Lack of education across a team is problematic. Responses to SLOs can be wide-ranging—from very positive to confused. You can't always expect everyone to be highly engaged, but you do need to have everyone on your team understand why SLOs are important and how they work for your product.

3. Accuracy

One of the biggest problems we see with SLOs is accuracy. It's a potential engineering cliché—everything is rosy when it comes to planning, but when the rubber finally hits the road, that's when things get complicated.

Aiming for accuracy has its complexities

The problem with some SLOs is they can map processes across multiple events, functions, and services. Tracking that data cleanly and efficiently when you get to it can often be more complex than you anticipate. As an example, here's an SLO for a contact form on our website:

99% of all messages from contact forms are successfully received by the Float team across 30 days

And here is the diagram which reveals the complexity behind such a simple form:


Tracking the data for that SLO relies on multiple pieces of information spread across various stacks and systems. This is often where accuracy can begin to degrade. There are also questions like how do we define email received? What actions should submit form on website include? Much like in complex systems in series becoming less reliable as you add more items, the same can be true when tracking data across multiple stacks and systems.

Accuracy can be particularly tricky when first implementing SLOs. As a result, our focus is to begin to at least measure something of value and then continue to increase our accuracy based on the criticality and confidence of the SLO and its data.

Learnings from year one of implementing SLOs

There were several things that we approached well during our first batch of SLOs:

  • We implemented slowly

It's often best to go slow when you're trying to introduce a complex set of procedures or changes. Doing so gives you time to make mistakes (and fix them) before you've piled too many changes on top of each other. A slow burn also gives people time to get used to changes that might impact their workflows.

  • We added incrementally

At Float, there was no widespread mandate or change overnight when we first introduced SLOs. They simply acted as another level of monitoring or reporting alongside the usual channels. This gave the team plenty of time to be curious about them and react to them independently without feeling like they suddenly had another mouth to feed.

  • We reported regularly

We also reported on the SLOs every month, and this report was sent out to all team members. It wasn't required reading, but consistent reporting on the measures is important. Everyone was at least aware of how our services were operating each month and could easily find out historically what those levels of service were.

  • We collected the data

By running these streamlined SLOs for a year, we got some excellent historical data for how services were operating.
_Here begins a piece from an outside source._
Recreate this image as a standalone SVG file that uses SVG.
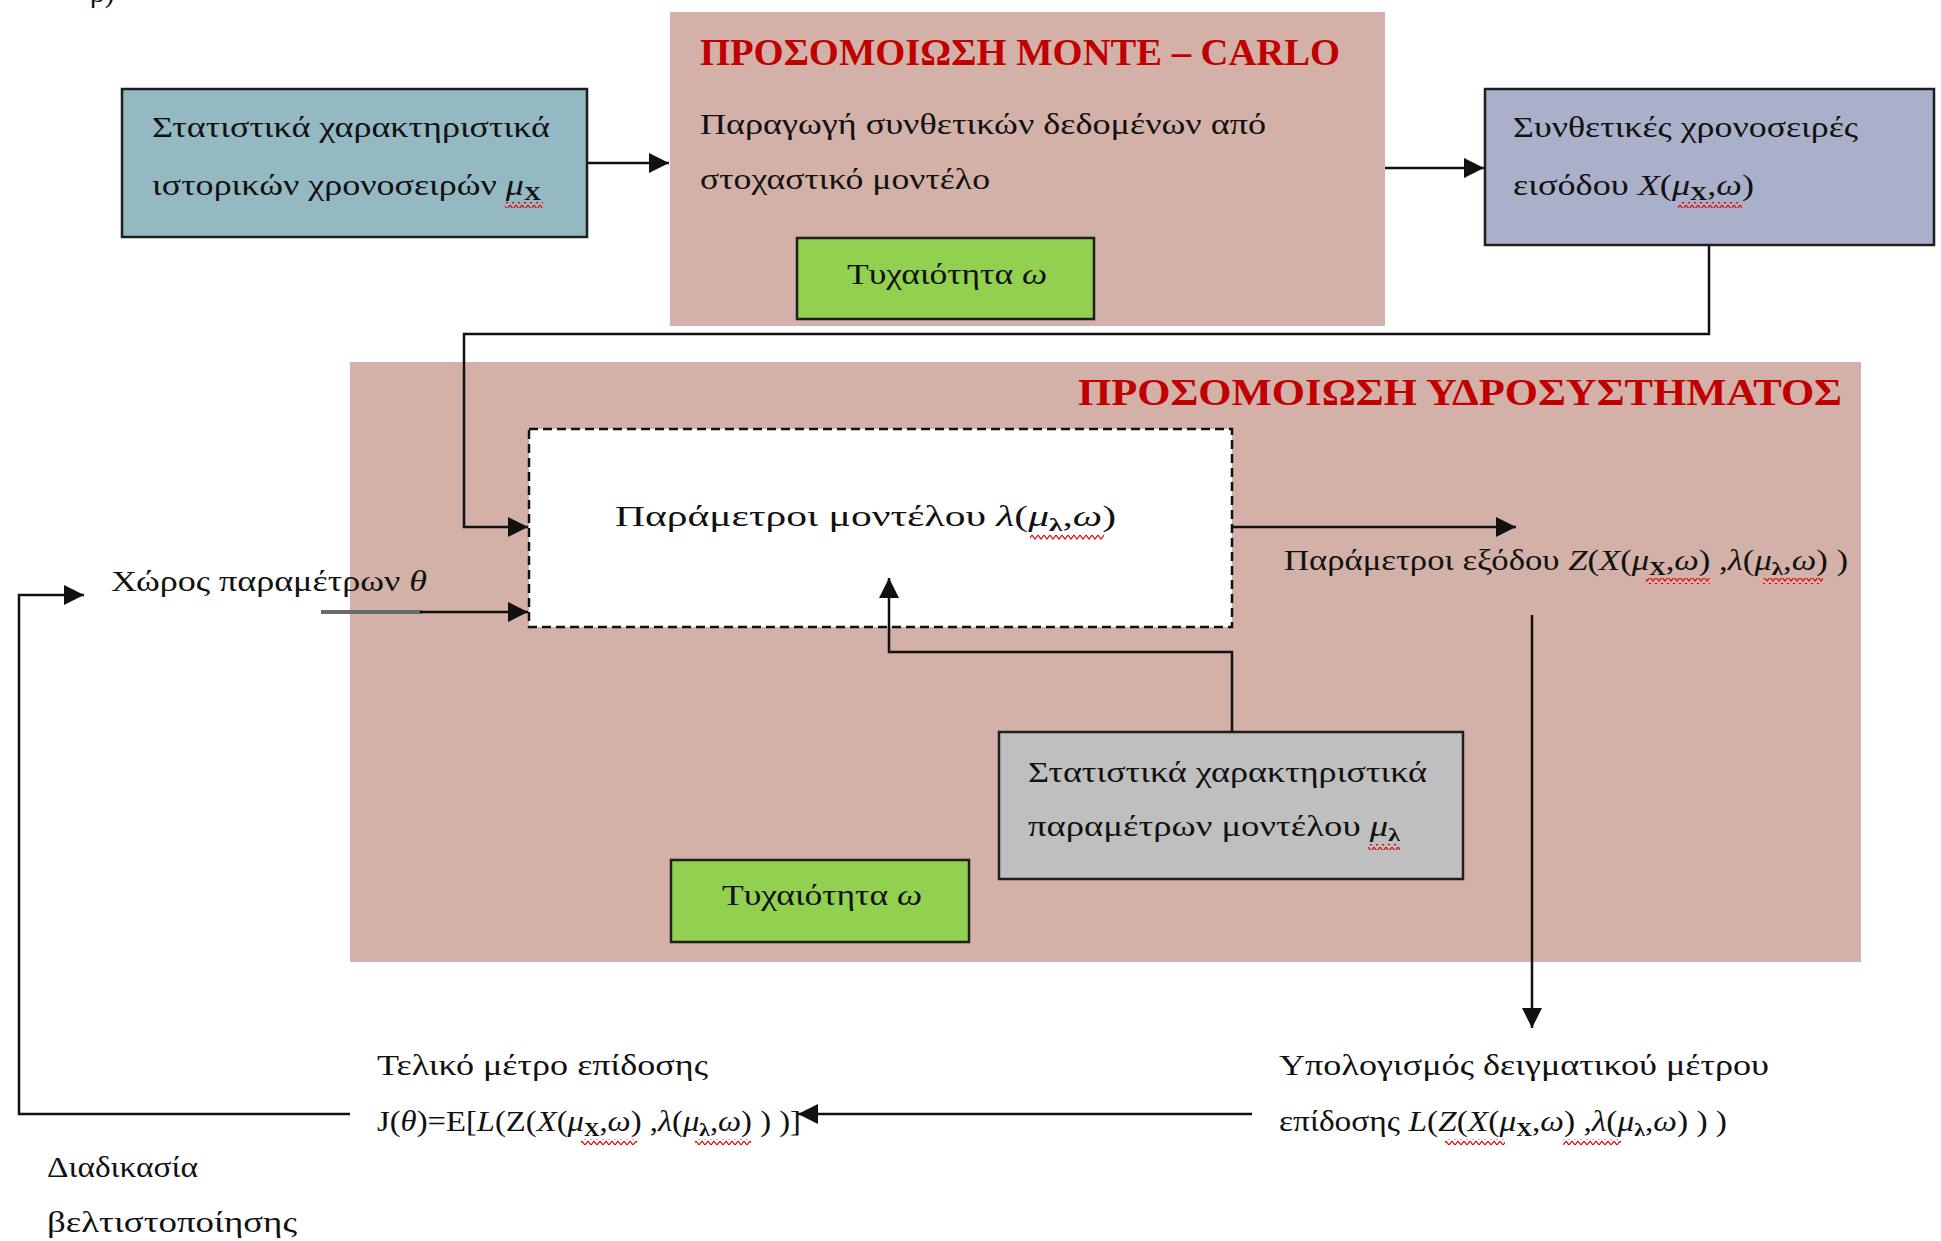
<svg xmlns="http://www.w3.org/2000/svg" width="1941" height="1241" viewBox="0 0 1941 1241">
  <style>
    .t { font-family: "Liberation Serif", "DejaVu Serif", serif; font-size: 29px; fill: #111; }
    .title { font-family: "Liberation Serif", "DejaVu Serif", serif; font-size: 38px; font-weight: bold; fill: #c00000; }
    .i { font-style: italic; }
    .sub { font-weight: bold; font-size: 19px; font-style: normal; }
    .box { stroke: #1e1e1e; stroke-width: 2.5; }
    .panel { fill: #d4b1a8; }
    .green { fill: #92d050; }
    .wire { fill: none; stroke: #111; stroke-width: 2.5; }
    .arrow { marker-end: url(#head); }
    .squig { fill: url(#sq); }
  </style>
  <defs>
    <marker id="head" markerUnits="userSpaceOnUse" markerWidth="20" markerHeight="20" refX="20" refY="10" orient="auto">
      <path d="M0,0 L20,10 L0,20 z" fill="#111"/>
    </marker>
    <pattern id="sq" patternUnits="userSpaceOnUse" width="6" height="6">
      <path d="M0,1 L3,5 L6,1" fill="none" stroke="#e00000" stroke-width="1.2"/>
    </pattern>
  </defs>

  <rect width="1941" height="1241" fill="#ffffff"/>

  <!-- fragment of the caption above the figure -->
  <text class="t" x="90" y="2">β)</text>

  <!-- background panels -->
  <g id="monte-carlo">
    <rect class="panel" x="670" y="12" width="715" height="314"/>
    <text class="title" x="700" y="65" textLength="640" lengthAdjust="spacingAndGlyphs">ΠΡΟΣΟΜΟΙΩΣΗ MONTE – CARLO</text>
    <text class="t" x="700" y="134" textLength="566" lengthAdjust="spacingAndGlyphs">Παραγωγή συνθετικών δεδομένων από</text>
    <text class="t" x="700" y="189" textLength="290" lengthAdjust="spacingAndGlyphs">στοχαστικό μοντέλο</text>
  </g>

  <g id="hydrosystem">
    <rect class="panel" x="350" y="362" width="1511" height="600"/>
    <text class="title" x="1078" y="405" textLength="764" lengthAdjust="spacingAndGlyphs">ΠΡΟΣΟΜΟΙΩΣΗ ΥΔΡΟΣΥΣΤΗΜΑΤΟΣ</text>
  </g>

  <g id="historical-stats">
    <rect class="box" x="122" y="89" width="465" height="148" fill="#94b9c3"/>
    <text class="t" x="152" y="137" textLength="398" lengthAdjust="spacingAndGlyphs">Στατιστικά χαρακτηριστικά</text>
    <text class="t" x="152" y="195" textLength="389" lengthAdjust="spacingAndGlyphs">ιστορικών χρονοσειρών <tspan class="i">μ</tspan><tspan class="sub" dy="5">X</tspan></text>
    <rect class="squig" x="505" y="202" width="38" height="6"/>
  </g>

  <g id="randomness-1">
    <rect class="box green" x="797" y="238" width="297" height="81"/>
    <text class="t" x="847" y="284" textLength="200" lengthAdjust="spacingAndGlyphs">Τυχαιότητα <tspan class="i">ω</tspan></text>
  </g>

  <g id="synthetic-series">
    <rect class="box" x="1485" y="89" width="449" height="156" fill="#aab0c9"/>
    <text class="t" x="1513" y="137" textLength="345" lengthAdjust="spacingAndGlyphs">Συνθετικές χρονοσειρές</text>
    <text class="t" x="1513" y="195" textLength="241" lengthAdjust="spacingAndGlyphs">εισόδου  <tspan class="i">X</tspan>(<tspan class="i">μ</tspan><tspan class="sub" dy="5">X</tspan><tspan dy="-5">,</tspan><tspan class="i">ω</tspan>)</text>
    <rect class="squig" x="1678" y="202" width="64" height="6"/>
  </g>

  <g id="model-parameters">
    <rect x="529" y="429" width="703" height="198" fill="#ffffff" stroke="#111" stroke-width="2.5" stroke-dasharray="9 5"/>
    <text class="t" x="615" y="526" textLength="501" lengthAdjust="spacingAndGlyphs">Παράμετροι μοντέλου <tspan class="i">λ</tspan>(<tspan class="i">μ</tspan><tspan class="sub" dy="5">λ</tspan><tspan dy="-5">,</tspan><tspan class="i">ω</tspan>)</text>
    <rect class="squig" x="1030" y="534" width="74" height="6"/>
  </g>

  <g id="parameter-space">
    <text class="t" x="111" y="591" textLength="316" lengthAdjust="spacingAndGlyphs">Χώρος παραμέτρων <tspan class="i">θ</tspan></text>
  </g>

  <g id="output-parameters">
    <text class="t" x="1284" y="570" textLength="564" lengthAdjust="spacingAndGlyphs">Παράμετροι εξόδου <tspan class="i">Z</tspan>(<tspan class="i">X</tspan>(<tspan class="i">μ</tspan><tspan class="sub" dy="5">X</tspan><tspan dy="-5">,</tspan><tspan class="i">ω</tspan>) ,<tspan class="i">λ</tspan>(<tspan class="i">μ</tspan><tspan class="sub" dy="5">λ</tspan><tspan dy="-5">,</tspan><tspan class="i">ω</tspan>) )</text>
    <rect class="squig" x="1646" y="578" width="64" height="6"/>
    <rect class="squig" x="1763" y="578" width="60" height="6"/>
  </g>

  <g id="parameter-stats">
    <rect class="box" x="999" y="732" width="464" height="147" fill="#bfbfbf"/>
    <text class="t" x="1028" y="782" textLength="399" lengthAdjust="spacingAndGlyphs">Στατιστικά χαρακτηριστικά</text>
    <text class="t" x="1028" y="836" textLength="372" lengthAdjust="spacingAndGlyphs">παραμέτρων μοντέλου <tspan class="i">μ</tspan><tspan class="sub" dy="5">λ</tspan></text>
    <rect class="squig" x="1368" y="844" width="32" height="6"/>
  </g>

  <g id="randomness-2">
    <rect class="box green" x="671" y="860" width="298" height="82"/>
    <text class="t" x="722" y="905" textLength="200" lengthAdjust="spacingAndGlyphs">Τυχαιότητα <tspan class="i">ω</tspan></text>
  </g>

  <g id="sample-performance">
    <text class="t" x="1279" y="1075" textLength="490" lengthAdjust="spacingAndGlyphs">Υπολογισμός δειγματικού  μέτρου</text>
    <text class="t" x="1279" y="1131" textLength="448" lengthAdjust="spacingAndGlyphs">επίδοσης <tspan class="i">L</tspan>(<tspan class="i">Z</tspan>(<tspan class="i">X</tspan>(<tspan class="i">μ</tspan><tspan class="sub" dy="5">X</tspan><tspan dy="-5">,</tspan><tspan class="i">ω</tspan>) ,<tspan class="i">λ</tspan>(<tspan class="i">μ</tspan><tspan class="sub" dy="5">λ</tspan><tspan dy="-5">,</tspan><tspan class="i">ω</tspan>) ) )</text>
    <rect class="squig" x="1445" y="1139" width="60" height="6"/>
    <rect class="squig" x="1563" y="1139" width="58" height="6"/>
  </g>

  <g id="final-performance">
    <text class="t" x="377" y="1075" textLength="331" lengthAdjust="spacingAndGlyphs">Τελικό  μέτρο επίδοσης</text>
    <text class="t" x="377" y="1131" textLength="424" lengthAdjust="spacingAndGlyphs">J(<tspan class="i">θ</tspan>)=E[<tspan class="i">L</tspan>(Z(<tspan class="i">X</tspan>(<tspan class="i">μ</tspan><tspan class="sub" dy="5">X</tspan><tspan dy="-5">,</tspan><tspan class="i">ω</tspan>) ,<tspan class="i">λ</tspan>(<tspan class="i">μ</tspan><tspan class="sub" dy="5">λ</tspan><tspan dy="-5">,</tspan><tspan class="i">ω</tspan>) ) )]</text>
    <rect class="squig" x="581" y="1139" width="56" height="6"/>
    <rect class="squig" x="695" y="1139" width="56" height="6"/>
  </g>

  <g id="optimisation">
    <text class="t" x="47" y="1177" textLength="151" lengthAdjust="spacingAndGlyphs">Διαδικασία</text>
    <text class="t" x="47" y="1232" textLength="250" lengthAdjust="spacingAndGlyphs">βελτιστοποίησης</text>
  </g>

  <!-- connectors, drawn last so the arrow into the dashed box stays visible -->
  <g id="connectors">
    <line class="wire arrow" x1="587" y1="163" x2="669" y2="163"/>
    <line class="wire arrow" x1="1385" y1="168" x2="1484" y2="168"/>
    <polyline class="wire arrow" points="1709,245 1709,334 464,334 464,527 528,527"/>
    <line class="wire arrow" x1="1232" y1="527" x2="1516" y2="527"/>
    <polyline class="wire arrow" points="1232,732 1232,652 889,652 889,578"/>
    <line x1="321" y1="612" x2="422" y2="612" stroke="#6a6a6a" stroke-width="4"/>
    <line class="wire arrow" x1="420" y1="612" x2="528" y2="612"/>
    <line class="wire arrow" x1="1532" y1="615" x2="1532" y2="1028"/>
    <line class="wire arrow" x1="1252" y1="1114" x2="798" y2="1114"/>
    <polyline class="wire arrow" points="350,1114 19,1114 19,595 84,595"/>
  </g>
</svg>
Although our engineering team has a sixth sense for which services are linchpins or generally receive the most pressure, we can now easily see the more definitive data on how certain services are operating and prove or disprove those ideas.

Why SLOs are necessary for your team and customers

Once you adopt SLOs internally, you have essentially defined what your customers can expect from you in terms of reliable and consistent service. Using SLOs has many positive outcomes for an organization:

  • Improve software quality: SLOs can highlight issues you potentially didn't know existed ahead of a major incident.
  • Help make decisions: Once you've defined your SLOs, discussions on debt and reliability are much easier to make.
  • Speed vs. Stability: SLOs can gauge how much time you need to invest in making a system reliable vs. shipping more features.

One of the fundamental tenets of service level objectives is consistent optimization. That means regularly reviewing and updating how we create and use SLOs.

As we continue to expand, tweak, and tighten our internal SLOs at Float, we're making a unanimous agreement between everyone in the organization—from product and marketing to customer success and engineering—that our customers demand a level of quality that we are willing and able to always deliver.